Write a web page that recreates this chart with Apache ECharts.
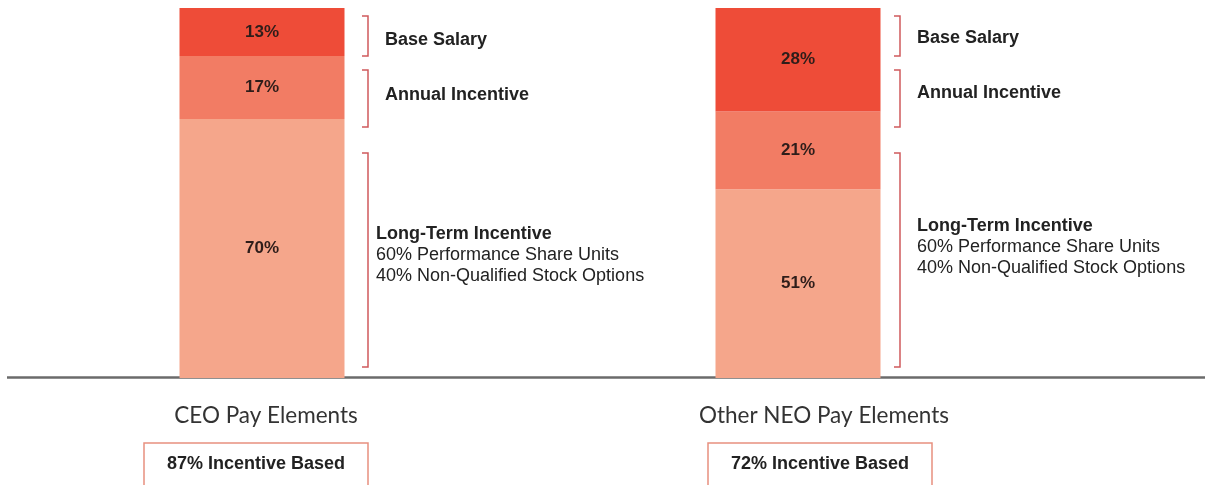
<!DOCTYPE html>
<html>
<head>
<meta charset="utf-8">
<title>Pay Elements</title>
<script src="https://cdn.jsdelivr.net/npm/echarts@6/dist/echarts.min.js"></script>
<style>
  html, body { margin: 0; padding: 0; background: #fff; }
  #chart { width: 1205px; height: 485px; }
</style>
</head>
<body>
<div id="chart"></div>
<script>
// data
const groups = ['CEO Pay Elements', 'Other NEO Pay Elements']
const elements = ['Base Salary', 'Annual Incentive', 'Long-Term Incentive']
const baseSalary = [13, 28]
const annualIncentive = [17, 21]
const longTermIncentive = [70, 51]
const incentiveBased = [87, 72]
const ltiDetail = ['60% Performance Share Units', '40% Non-Qualified Stock Options']

const colors = ['#ee4c38', '#f27c64', '#f5a68b']
const bracketColor = '#cf5a5c'
const textFont = '"Liberation Sans", Arial, sans-serif'

// layout of the two panels (annotation placement)
const panels = [
  { left: 8, width: 508, bracketX: 368, labelX: 385, ltiX: 376, baseY: 40, annualY: 95, ltiY: 224, boxX: 144, labelPad: 8 },
  { left: 516, width: 564, bracketX: 900, labelX: 917, ltiX: 917, baseY: 38, annualY: 93, ltiY: 216, boxX: 708, labelPad: 52 }
]
const bracketRanges = [[16, 56], [70, 127], [153, 367]]

const chart = echarts.init(document.getElementById('chart'))

const grid = panels.map(p => ({ left: p.left, width: p.width, top: 8, bottom: 107 }))

const xAxis = panels.map((p, i) => ({
  type: 'category',
  gridIndex: i,
  data: [groups[i]],
  axisLine: { show: false },
  axisTick: { show: false },
  axisLabel: {
    margin: 26,
    fontSize: 22.5,
    fontFamily: 'Lato, "Open Sans", sans-serif',
    color: '#333',
    padding: [0, 0, 0, p.labelPad]
  }
}))

const yAxis = panels.map((p, i) => ({
  type: 'value', gridIndex: i, min: 0, max: 100, show: false
}))

const series = []
panels.forEach((p, i) => {
  // stacked from the bottom: long-term, annual, base
  const parts = [longTermIncentive, annualIncentive, baseSalary]
  const partColors = [colors[2], colors[1], colors[0]]
  const partNames = [elements[2], elements[1], elements[0]]
  parts.forEach((arr, k) => {
    series.push({
      type: 'bar',
      name: partNames[k],
      xAxisIndex: i,
      yAxisIndex: i,
      stack: 'pay' + i,
      barWidth: 165,
      data: [arr[i]],
      itemStyle: { color: partColors[k] },
      label: {
        show: true,
        position: 'inside',
        formatter: '{c}%',
        fontSize: 17,
        fontWeight: 'bold',
        fontFamily: textFont,
        color: '#2e1d1a'
      },
      emphasis: { disabled: true }
    })
  })
})

const graphic = [{
  type: 'line',
  shape: { x1: 7, y1: 377.5, x2: 1205, y2: 377.5 },
  style: { stroke: '#6b6b6b', lineWidth: 2.5 },
  silent: true
}]

panels.forEach((p, i) => {
  bracketRanges.forEach(r => {
    graphic.push({
      type: 'polyline',
      shape: { points: [[p.bracketX - 6, r[0]], [p.bracketX, r[0]], [p.bracketX, r[1]], [p.bracketX - 6, r[1]]] },
      style: { stroke: bracketColor, lineWidth: 1.5, fill: null },
      silent: true
    })
  })
  graphic.push({
    type: 'text', x: p.labelX, y: p.baseY,
    style: { text: elements[0], font: 'bold 18px ' + textFont, fill: '#222', verticalAlign: 'middle' }
  })
  graphic.push({
    type: 'text', x: p.labelX, y: p.annualY,
    style: { text: elements[1], font: 'bold 18px ' + textFont, fill: '#222', verticalAlign: 'middle' }
  })
  graphic.push({
    type: 'text', x: p.ltiX, y: p.ltiY,
    style: {
      text: '{b|' + elements[2] + '}\n' + ltiDetail.join('\n'),
      fontSize: 18,
      fontFamily: textFont,
      fill: '#222',
      lineHeight: 21,
      rich: { b: { fontWeight: 'bold', fontSize: 18, fontFamily: textFont, lineHeight: 21, fill: '#222' } }
    }
  })
  graphic.push({
    type: 'rect',
    shape: { x: p.boxX, y: 443, width: 224, height: 50 },
    style: { fill: '#fff', stroke: '#e8907f', lineWidth: 1.5 },
    silent: true
  })
  graphic.push({
    type: 'text', x: p.boxX + 112, y: 464,
    style: {
      text: incentiveBased[i] + '% Incentive Based',
      font: 'bold 18px ' + textFont,
      fill: '#222',
      align: 'center',
      verticalAlign: 'middle'
    }
  })
})

chart.setOption({
  animation: false,
  grid,
  xAxis,
  yAxis,
  series,
  graphic
})

window.addEventListener('resize', () => chart.resize())
</script>
</body>
</html>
-=-=-=-=-
**WHAT THE EXERCISE ASKS**: Keep every word of the data as it is when you write it out, but drop the pictures.

**WRITTEN SOLUTION**:
Write a web page that recreates this chart with Apache ECharts.
<!DOCTYPE html>
<html>
<head>
<meta charset="utf-8">
<title>Pay Elements</title>
<script src="https://cdn.jsdelivr.net/npm/echarts@6/dist/echarts.min.js"></script>
<style>
  html, body { margin: 0; padding: 0; background: #fff; }
  #chart { width: 1205px; height: 485px; }
</style>
</head>
<body>
<div id="chart"></div>
<script>
// data
const groups = ['CEO Pay Elements', 'Other NEO Pay Elements']
const elements = ['Base Salary', 'Annual Incentive', 'Long-Term Incentive']
const baseSalary = [13, 28]
const annualIncentive = [17, 21]
const longTermIncentive = [70, 51]
const incentiveBased = [87, 72]
const ltiDetail = ['60% Performance Share Units', '40% Non-Qualified Stock Options']

const colors = ['#ee4c38', '#f27c64', '#f5a68b']
const bracketColor = '#cf5a5c'
const textFont = '"Liberation Sans", Arial, sans-serif'

// layout of the two panels (annotation placement)
const panels = [
  { left: 8, width: 508, bracketX: 368, labelX: 385, ltiX: 376, baseY: 40, annualY: 95, ltiY: 224, boxX: 144, labelPad: 8 },
  { left: 516, width: 564, bracketX: 900, labelX: 917, ltiX: 917, baseY: 38, annualY: 93, ltiY: 216, boxX: 708, labelPad: 52 }
]
const bracketRanges = [[16, 56], [70, 127], [153, 367]]

const chart = echarts.init(document.getElementById('chart'))

const grid = panels.map(p => ({ left: p.left, width: p.width, top: 8, bottom: 107 }))

const xAxis = panels.map((p, i) => ({
  type: 'category',
  gridIndex: i,
  data: [groups[i]],
  axisLine: { show: false },
  axisTick: { show: false },
  axisLabel: {
    margin: 26,
    fontSize: 22.5,
    fontFamily: 'Lato, "Open Sans", sans-serif',
    color: '#333',
    padding: [0, 0, 0, p.labelPad]
  }
}))

const yAxis = panels.map((p, i) => ({
  type: 'value', gridIndex: i, min: 0, max: 100, show: false
}))

const series = []
panels.forEach((p, i) => {
  // stacked from the bottom: long-term, annual, base
  const parts = [longTermIncentive, annualIncentive, baseSalary]
  const partColors = [colors[2], colors[1], colors[0]]
  const partNames = [elements[2], elements[1], elements[0]]
  parts.forEach((arr, k) => {
    series.push({
      type: 'bar',
      name: partNames[k],
      xAxisIndex: i,
      yAxisIndex: i,
      stack: 'pay' + i,
      barWidth: 165,
      data: [arr[i]],
      itemStyle: { color: partColors[k] },
      label: {
        show: true,
        position: 'inside',
        formatter: '{c}%',
        fontSize: 17,
        fontWeight: 'bold',
        fontFamily: textFont,
        color: '#2e1d1a'
      },
      emphasis: { disabled: true }
    })
  })
})

const graphic = [{
  type: 'line',
  shape: { x1: 7, y1: 377.5, x2: 1205, y2: 377.5 },
  style: { stroke: '#6b6b6b', lineWidth: 2.5 },
  silent: true
}]

panels.forEach((p, i) => {
  bracketRanges.forEach(r => {
    graphic.push({
      type: 'polyline',
      shape: { points: [[p.bracketX - 6, r[0]], [p.bracketX, r[0]], [p.bracketX, r[1]], [p.bracketX - 6, r[1]]] },
      style: { stroke: bracketColor, lineWidth: 1.5, fill: null },
      silent: true
    })
  })
  graphic.push({
    type: 'text', x: p.labelX, y: p.baseY,
    style: { text: elements[0], font: 'bold 18px ' + textFont, fill: '#222', verticalAlign: 'middle' }
  })
  graphic.push({
    type: 'text', x: p.labelX, y: p.annualY,
    style: { text: elements[1], font: 'bold 18px ' + textFont, fill: '#222', verticalAlign: 'middle' }
  })
  graphic.push({
    type: 'text', x: p.ltiX, y: p.ltiY,
    style: {
      text: '{b|' + elements[2] + '}\n' + ltiDetail.join('\n'),
      fontSize: 18,
      fontFamily: textFont,
      fill: '#222',
      lineHeight: 21,
      rich: { b: { fontWeight: 'bold', fontSize: 18, fontFamily: textFont, lineHeight: 21, fill: '#222' } }
    }
  })
  graphic.push({
    type: 'rect',
    shape: { x: p.boxX, y: 443, width: 224, height: 50 },
    style: { fill: '#fff', stroke: '#e8907f', lineWidth: 1.5 },
    silent: true
  })
  graphic.push({
    type: 'text', x: p.boxX + 112, y: 464,
    style: {
      text: incentiveBased[i] + '% Incentive Based',
      font: 'bold 18px ' + textFont,
      fill: '#222',
      align: 'center',
      verticalAlign: 'middle'
    }
  })
})

chart.setOption({
  animation: false,
  grid,
  xAxis,
  yAxis,
  series,
  graphic
})

window.addEventListener('resize', () => chart.resize())
</script>
</body>
</html>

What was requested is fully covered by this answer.